◆ EXERCISE DESCRIPTION
Transcribe the material word for word, but without the images.
##### RAW DATA #####
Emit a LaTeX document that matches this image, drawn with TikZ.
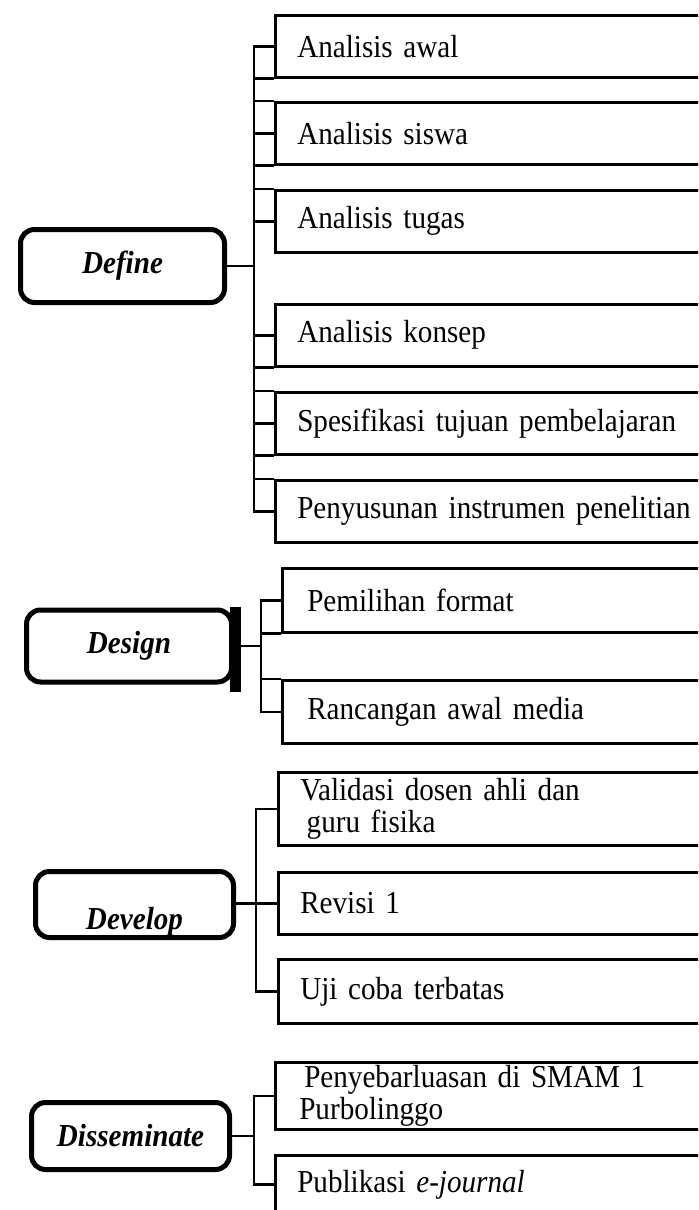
\documentclass[tikz,border=0pt]{standalone}
\usepackage{fontspec}
\setmainfont[FakeStretch=0.91, WordSpace=0.8]{Liberation Serif}
\begin{document}
\begin{tikzpicture}[
    x=0.5pt, y=-0.5pt,
    phase/.style={draw=black, line width=2.5pt, rounded corners=7pt, align=center, font=\fontsize{16}{16}\selectfont\bfseries\itshape},
    item/.style={draw=black, line width=1.3pt, anchor=north west, text width=205pt, align=left, inner xsep=11pt, inner ysep=0pt, font=\fontsize{16}{16}\selectfont},
    link/.style={black, line width=1.3pt}
]

% Frame
\clip (0,0) rectangle (698,1210);

% Define
\node[phase, minimum width=102pt, minimum height=36.5pt] (define) at (122.5,266) {Define};
\node[item, minimum height=31pt] (a1) at (274,14) {Analisis awal};
\node[item, minimum height=31pt] (a2) at (274,101) {Analisis siswa};
\node[item, minimum height=31pt] (a3) at (274,189) {Analisis tugas};
\node[item, minimum height=31pt] (a4) at (274,303) {Analisis konsep};
\node[item, minimum height=31pt] (a5) at (274,391) {Spesifikasi tujuan pembelajaran};
\node[item, minimum height=31pt] (a6) at (274,479) {Penyusunan instrumen penelitian};

\coordinate (tA) at (254,0);
\draw[link] (define.east) -- (define.east -| tA);
\draw[link] (a1.west) -- (a1.west -| tA) -- (a6.west -| tA) -- (a6.west);
\foreach \n in {a2,a3,a4,a5}
    \draw[link] (\n.west -| tA) -- (\n.west);
\foreach \u/\l in {a1/a2,a2/a3,a4/a5,a5/a6}{
    \draw[link] (\u.south west -| tA) -- (\u.south west);
    \draw[link] (\l.north west -| tA) -- (\l.north west);
}

% Design
\node[phase, minimum width=102.5pt, minimum height=36pt] (design) at (129,646) {Design};
\fill[black] (230,607) rectangle (241,692);
\node[item, minimum height=32pt, inner xsep=12.5pt] (b1) at (281,567) {Pemilihan format};
\node[item, minimum height=31.5pt, inner xsep=12.5pt] (b2) at (281,679) {Rancangan awal media};

\coordinate (tB) at (261,0);
\draw[link] (design.east) -- (design.east -| tB);
\draw[link] (b1.west) -- (b1.west -| tB) -- (b2.west -| tB) -- (b2.west);
\draw[link] (b1.south west -| tB) -- (b1.south west);
\draw[link] (b2.north west -| tB) -- (b2.north west);

% Develop
\node[phase, minimum width=99pt, minimum height=33pt, text height=25pt, text depth=0pt, inner ysep=0pt] (develop) at (134.5,904.5) {Develop};
\node[item, minimum height=36.5pt] (c1) at (277,771) {Validasi dosen ahli dan\\\hspace*{0.2em}guru fisika};
\node[item, minimum height=31pt] (c2) at (277,871) {Revisi 1};
\node[item, minimum height=32pt] (c3) at (277,958) {Uji coba terbatas};

\coordinate (tC) at (256,0);
\draw[link] (c2.west -| develop.east) -- (c2.west);
\draw[link] (c1.west) -- (c1.west -| tC) -- (c3.west -| tC) -- (c3.west);

% Disseminate
\node[phase, minimum width=99pt, minimum height=33.5pt] (dissem) at (130.5,1136) {Disseminate};
\node[item, minimum height=33.5pt, inner xsep=12pt] (d1) at (274,1061) {\hspace*{2.5pt}Penyebarluasan di SMAM 1\\Purbolinggo};
\node[item, minimum height=29pt] (d2) at (274,1154) {Publikasi \textit{e-journal}};

\coordinate (tD) at (254,0);
\draw[link] (dissem.east) -- (dissem.east -| tD);
\draw[link] (d1.west) -- (d1.west -| tD) -- (d2.west -| tD) -- (d2.west);

\end{tikzpicture}
\end{document}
#####
◆ EXERCISE OUTPUT
Emit a LaTeX document that matches this image, drawn with TikZ.
\documentclass[tikz,border=0pt]{standalone}
\usepackage{fontspec}
\setmainfont[FakeStretch=0.91, WordSpace=0.8]{Liberation Serif}
\begin{document}
\begin{tikzpicture}[
    x=0.5pt, y=-0.5pt,
    phase/.style={draw=black, line width=2.5pt, rounded corners=7pt, align=center, font=\fontsize{16}{16}\selectfont\bfseries\itshape},
    item/.style={draw=black, line width=1.3pt, anchor=north west, text width=205pt, align=left, inner xsep=11pt, inner ysep=0pt, font=\fontsize{16}{16}\selectfont},
    link/.style={black, line width=1.3pt}
]

% Frame
\clip (0,0) rectangle (698,1210);

% Define
\node[phase, minimum width=102pt, minimum height=36.5pt] (define) at (122.5,266) {Define};
\node[item, minimum height=31pt] (a1) at (274,14) {Analisis awal};
\node[item, minimum height=31pt] (a2) at (274,101) {Analisis siswa};
\node[item, minimum height=31pt] (a3) at (274,189) {Analisis tugas};
\node[item, minimum height=31pt] (a4) at (274,303) {Analisis konsep};
\node[item, minimum height=31pt] (a5) at (274,391) {Spesifikasi tujuan pembelajaran};
\node[item, minimum height=31pt] (a6) at (274,479) {Penyusunan instrumen penelitian};

\coordinate (tA) at (254,0);
\draw[link] (define.east) -- (define.east -| tA);
\draw[link] (a1.west) -- (a1.west -| tA) -- (a6.west -| tA) -- (a6.west);
\foreach \n in {a2,a3,a4,a5}
    \draw[link] (\n.west -| tA) -- (\n.west);
\foreach \u/\l in {a1/a2,a2/a3,a4/a5,a5/a6}{
    \draw[link] (\u.south west -| tA) -- (\u.south west);
    \draw[link] (\l.north west -| tA) -- (\l.north west);
}

% Design
\node[phase, minimum width=102.5pt, minimum height=36pt] (design) at (129,646) {Design};
\fill[black] (230,607) rectangle (241,692);
\node[item, minimum height=32pt, inner xsep=12.5pt] (b1) at (281,567) {Pemilihan format};
\node[item, minimum height=31.5pt, inner xsep=12.5pt] (b2) at (281,679) {Rancangan awal media};

\coordinate (tB) at (261,0);
\draw[link] (design.east) -- (design.east -| tB);
\draw[link] (b1.west) -- (b1.west -| tB) -- (b2.west -| tB) -- (b2.west);
\draw[link] (b1.south west -| tB) -- (b1.south west);
\draw[link] (b2.north west -| tB) -- (b2.north west);

% Develop
\node[phase, minimum width=99pt, minimum height=33pt, text height=25pt, text depth=0pt, inner ysep=0pt] (develop) at (134.5,904.5) {Develop};
\node[item, minimum height=36.5pt] (c1) at (277,771) {Validasi dosen ahli dan\\\hspace*{0.2em}guru fisika};
\node[item, minimum height=31pt] (c2) at (277,871) {Revisi 1};
\node[item, minimum height=32pt] (c3) at (277,958) {Uji coba terbatas};

\coordinate (tC) at (256,0);
\draw[link] (c2.west -| develop.east) -- (c2.west);
\draw[link] (c1.west) -- (c1.west -| tC) -- (c3.west -| tC) -- (c3.west);

% Disseminate
\node[phase, minimum width=99pt, minimum height=33.5pt] (dissem) at (130.5,1136) {Disseminate};
\node[item, minimum height=33.5pt, inner xsep=12pt] (d1) at (274,1061) {\hspace*{2.5pt}Penyebarluasan di SMAM 1\\Purbolinggo};
\node[item, minimum height=29pt] (d2) at (274,1154) {Publikasi \textit{e-journal}};

\coordinate (tD) at (254,0);
\draw[link] (dissem.east) -- (dissem.east -| tD);
\draw[link] (d1.west) -- (d1.west -| tD) -- (d2.west -| tD) -- (d2.west);

\end{tikzpicture}
\end{document}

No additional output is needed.